I’m not suggesting that we all wish for a sickness unto death, or start wearing hair shirts. But may we all truly feel what’s going on in the world right now, in a way that is conscious and clear and impartial.
May we all be deeply present with the pain of this dense and dark corner of the universe.
May we feel it until we are transformed by it into the bright beings we are, at our core, and which the world needs us so badly to be.
Love,
xx Ellie
PS. Apologies for the abrupt change of pace, but if you responded to express your interest in regular life-admin Zooms for life-admin phobes, I’ll be sending out an email this week. If you didn’t respond but want to join, please drop me a message or a comment and include your email address.

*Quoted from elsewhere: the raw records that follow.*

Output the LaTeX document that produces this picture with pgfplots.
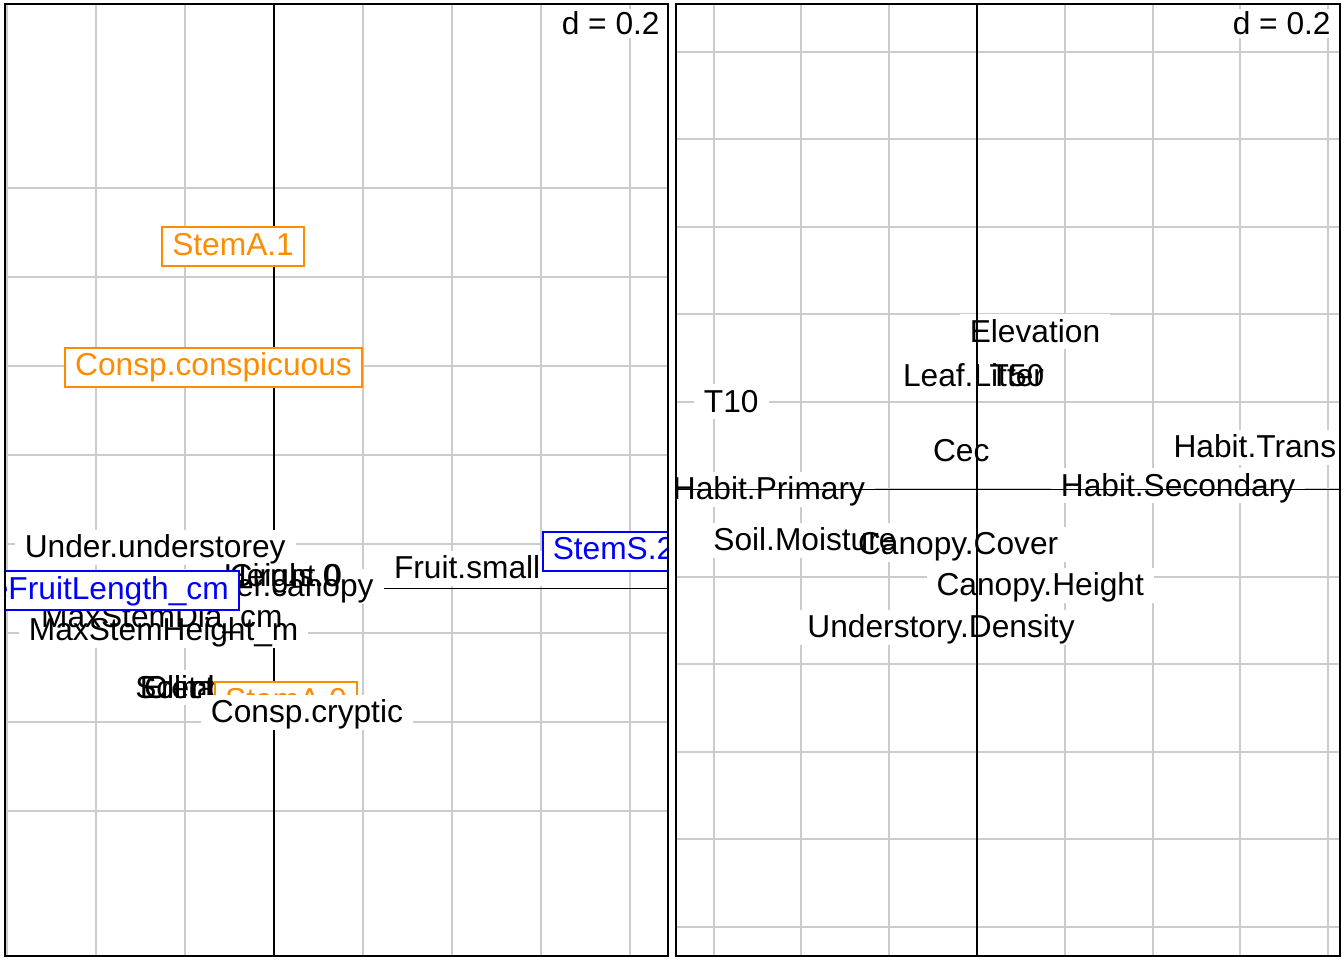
\documentclass[border=0pt]{standalone}
\usepackage{fontspec}
\setmainfont{Liberation Sans}
\usepackage{pgfplots}
\pgfplotsset{compat=1.18}
\definecolor{gridc}{RGB}{204,204,204}
\definecolor{dorange}{RGB}{255,140,0}
\definecolor{pblue}{RGB}{0,0,255}
\tikzset{lblfont/.style={font=\fontsize{15.85pt}{19pt}\selectfont}}
\pgfplotsset{
  panel/.style={scale only axis, anchor=south west,
    axis line style={draw=none}, grid=major,
    grid style={gridc, line width=1pt}, major tick length=0pt,
    xticklabels={}, yticklabels={}, clip=true},
  % framed (coloured) labels
  boxpass/.style={only marks, mark=*, mark size=0pt,
    mark options={draw=none, fill=none},
    point meta=explicit symbolic,
    nodes near coords={\phantom{\pgfplotspointmeta}},
    nodes near coords style={anchor=center, lblfont, text height=12.5pt,
      text depth=4pt, inner xsep=5pt, inner ysep=1.5pt, fill=white, #1}},
  boxpass/.default={},
  textpass/.style={only marks, mark=*, mark size=0pt,
    mark options={draw=none, fill=none},
    point meta=explicit symbolic,
    nodes near coords,
    nodes near coords style={anchor=center, lblfont, text height=12.5pt,
      text depth=4pt, inner xsep=5pt, inner ysep=1.5pt, text=#1}},
  textpass/.default=black,
  % plain black labels (white background, no frame)
  bboxpass/.style={only marks, mark=*, mark size=0pt,
    mark options={draw=none, fill=none},
    point meta=explicit symbolic,
    nodes near coords={\phantom{\pgfplotspointmeta}},
    nodes near coords style={anchor=center, lblfont, text height=12.5pt,
      text depth=2pt, inner xsep=5pt, inner ysep=1.5pt, fill=white}},
  btextpass/.style={only marks, mark=*, mark size=0pt,
    mark options={draw=none, fill=none},
    point meta=explicit symbolic,
    nodes near coords,
    nodes near coords style={anchor=center, lblfont, text height=12.5pt,
      text depth=2pt, inner xsep=5pt, inner ysep=1.5pt, text=black}},
}
\begin{document}
\begin{tikzpicture}
% ---------------- left panel ----------------
\begin{scope}
\clip (2.5pt,2pt) rectangle (334pt,478pt);
\begin{axis}[panel, at={(2.5pt,2pt)}, width=331.5pt, height=476pt,
  xmin=-0.6045, xmax=0.8854, ymin=-0.827, ymax=1.3147,
  xtick={-0.6,-0.4,-0.2,0,0.2,0.4,0.6,0.8},
  ytick={-0.5,-0.3,-0.1,0.1,0.3,0.5,0.7,0.9}]
  \addplot[black, line width=0.75pt] coordinates {(-1,0) (1,0)};
  \addplot[black, line width=0.75pt] coordinates {(0,-1) (0,1.5)};
  % black labels
  \addplot[bboxpass] table[x=x, y=y, meta=label] {
x y label
-0.267 0.092 Under.understorey
0.434 0.045 Fruit.small
-0.252 -0.065 MaxStemDia\_cm
-0.248 -0.094 MaxStemHeight\_m
0.020 0.027 Height.0
0.025 0.027 Cirrus.0
0.004 0.005 Under.canopy
-0.193 -0.223 Solitary
-0.218 -0.223 Erect
-0.169 -0.223 Climber
};
  \addplot[btextpass] table[x=x, y=y, meta=label] {
x y label
-0.267 0.092 Under.understorey
0.434 0.045 Fruit.small
-0.252 -0.065 MaxStemDia\_cm
-0.248 -0.094 MaxStemHeight\_m
0.020 0.027 Height.0
0.025 0.027 Cirrus.0
0.004 0.005 Under.canopy
-0.193 -0.223 Solitary
-0.218 -0.223 Erect
-0.169 -0.223 Climber
};
  % orange labels
  \addplot[boxpass={draw=dorange, line width=1pt}] table[x=x, y=y, meta=label] {
x y label
-0.092 0.769 StemA.1
-0.136 0.498 Consp.conspicuous
0.027 -0.255 StemA.0
};
  \addplot[textpass=dorange] table[x=x, y=y, meta=label] {
x y label
-0.092 0.769 StemA.1
-0.136 0.498 Consp.conspicuous
0.027 -0.255 StemA.0
};
  % blue labels
  \addplot[boxpass={draw=pblue, line width=1pt}] table[x=x, y=y, meta=label] {
x y label
-0.410 -0.005 AveFruitLength\_cm
0.763 0.084 StemS.2
};
  \addplot[textpass=pblue] table[x=x, y=y, meta=label] {
x y label
-0.410 -0.005 AveFruitLength\_cm
0.763 0.084 StemS.2
};
  % last black label
  \addplot[bboxpass] table[x=x, y=y, meta=label] {
x y label
0.074 -0.279 Consp.cryptic
};
  \addplot[btextpass] table[x=x, y=y, meta=label] {
x y label
0.074 -0.279 Consp.cryptic
};
\end{axis}
\end{scope}
\draw[line width=1pt] (2.5pt,2pt) rectangle (334pt,478pt);
\node[lblfont, anchor=base east, fill=white, inner xsep=1pt, inner ysep=1.5pt]
  at (331pt,462.5pt) {d = 0.2};
% ---------------- right panel ----------------
\begin{scope}
\clip (338pt,2pt) rectangle (670pt,478pt);
\begin{axis}[panel, at={(338pt,2pt)}, width=332pt, height=476pt,
  xmin=-0.6858, xmax=0.827, ymin=-1.0663, ymax=1.1097,
  xtick={-0.6,-0.4,-0.2,0,0.2,0.4,0.6,0.8},
  ytick={-1,-0.8,-0.6,-0.4,-0.2,0,0.2,0.4,0.6,0.8,1}]
  \addplot[bboxpass] table[x=x, y=y, meta=label] {
x y label
0.132 0.361 Elevation
-0.008 0.259 Leaf.Litter
0.091 0.259 T50
-0.560 0.201 T10
-0.036 0.087 Cec
0.633 0.096 Habit.Trans
-0.474 0.000 Habit.Primary
0.458 0.009 Habit.Secondary
-0.392 -0.116 Soil.Moisture
-0.043 -0.125 Canopy.Cover
0.144 -0.219 Canopy.Height
-0.082 -0.315 Understory.Density
};
  \addplot[btextpass] table[x=x, y=y, meta=label] {
x y label
0.132 0.361 Elevation
-0.008 0.259 Leaf.Litter
0.091 0.259 T50
-0.560 0.201 T10
-0.036 0.087 Cec
0.633 0.096 Habit.Trans
-0.474 0.000 Habit.Primary
0.458 0.009 Habit.Secondary
-0.392 -0.116 Soil.Moisture
-0.043 -0.125 Canopy.Cover
0.144 -0.219 Canopy.Height
-0.082 -0.315 Understory.Density
};
\end{axis}
% origin lines of the right panel, drawn over the labels
\draw[black, line width=0.75pt] (338pt,235.25pt) -- (670pt,235.25pt);
\draw[black, line width=0.75pt] (488.5pt,2pt) -- (488.5pt,478pt);
\end{scope}
\draw[line width=1pt] (338pt,2pt) rectangle (670pt,478pt);
\node[lblfont, anchor=base east, fill=white, inner xsep=1pt, inner ysep=1.5pt]
  at (666.5pt,462.5pt) {d = 0.2};
\pgfresetboundingbox
\useasboundingbox (0,0) rectangle (672pt,480pt);
\end{tikzpicture}
\end{document}
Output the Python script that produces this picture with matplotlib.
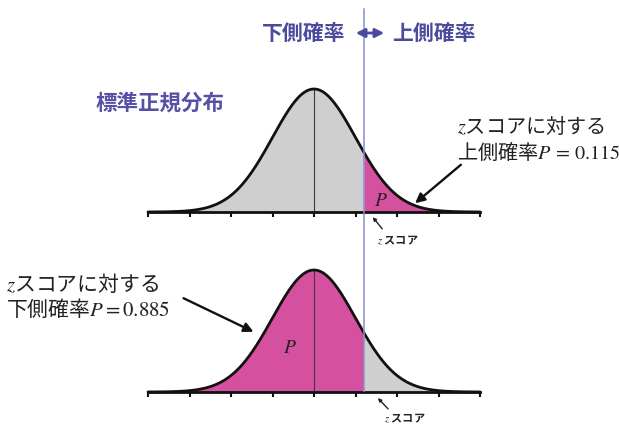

To your opening paragraphs: same! I’m enjoying being tuned into the hum. I have periods when I’m close to it and others when I can’t hear it much. I didn’t think there was rhyme or reason to it but broadly speaking it DOES seem to be easier when I’m fractured a little with the pain of [the world, and my life].
I really didn’t realize a friend had written this until I saw the “xx Ellie” at the bottom. Brilliant piece, how cool to read your writing totally anew when I didn’t know it was you! (Brain glitch)
I think about this a lot. And it comes up all the time in my work with others. I don’t think it does always have to hurt, however, to have it not hurt, requires a form of commitment to the divine and sacred that breaks apart the systems which restrain us tightly. It remakes our lives completely and makes it complicated to remain within any form of ossified structure.